Employees can expect fewer social functions and business trips in 2009. Among employers expecting administrative cuts at their organizations this year, nearly two-thirds (65 percent) indicate that they will be cutting or scaling back company social events such as picnics and holiday parties.  Sixty-one percent will curtail business travel.

Health and wellness benefits are also being impacted as employers take measures to weather today’s economic situation.  One-in-four employers (25 percent) expect to scale back on healthcare benefits and one-in-ten (11 percent) plan to reduce wellness benefits.

Other areas companies plan to cut or reduce spending on include:

  • Special office perks – i.e. coffee, ice machines, discounted vending – (34 percent)
  • Incentive trips – (28 percent)
  • Philanthropic activities – (21 percent)

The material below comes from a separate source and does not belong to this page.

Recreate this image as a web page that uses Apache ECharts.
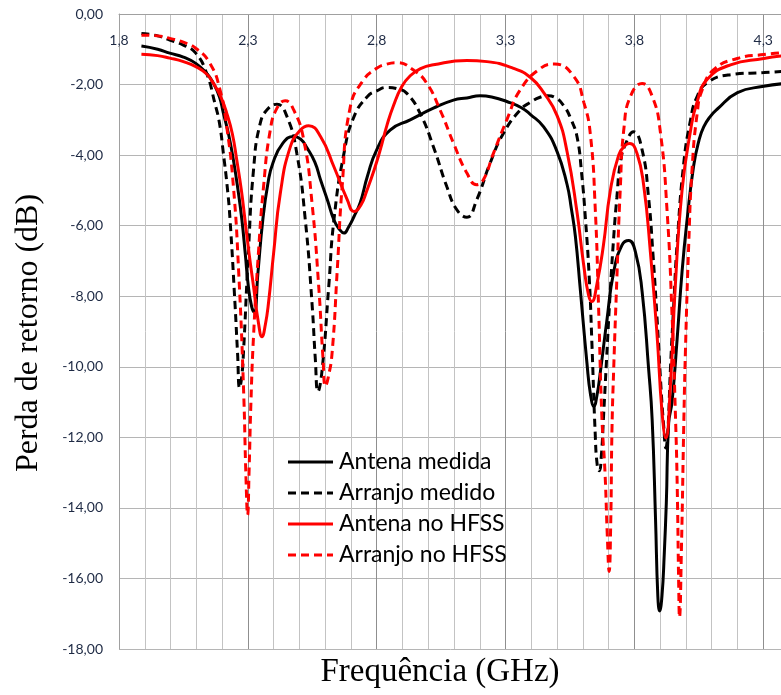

“Employers are making tough decisions on where they can allocate spending and resources during this downturn while at the same time keeping in mind the importance of retaining their top talent,” said Rosemary Haefner, Vice President of Human Resources for CareerBuilder.com.  “While reigning in spending in certain areas, we also see companies offering more flexible work arrangements and placing an increased emphasis on employee recognition programs to help maintain job satisfaction levels within their organizations.”

Nearly four-in-ten (39 percent) of employers say they are now offering increased telecommuting and flexible work schedules to help employees reduce their commuting costs.  Other perks include public transportation discounts and incentives, compressed workweeks, and increased mileage reimbursement rates.

  1. This is interesting. I wonder if this is simply a ‘top down’approach or through negotiation and engagement with staff.

    If the latter all well and good. If the former, I seriously wonder if better cuts could have been made with staff input.

    I know of companies where staff have been involved and, while not always palatable, the buy in is there to safeguard jobs and the company long term.

    How much will you really save by getting rid of the coffee machine, compared to say, the CEO’s salary being reduced by 10%?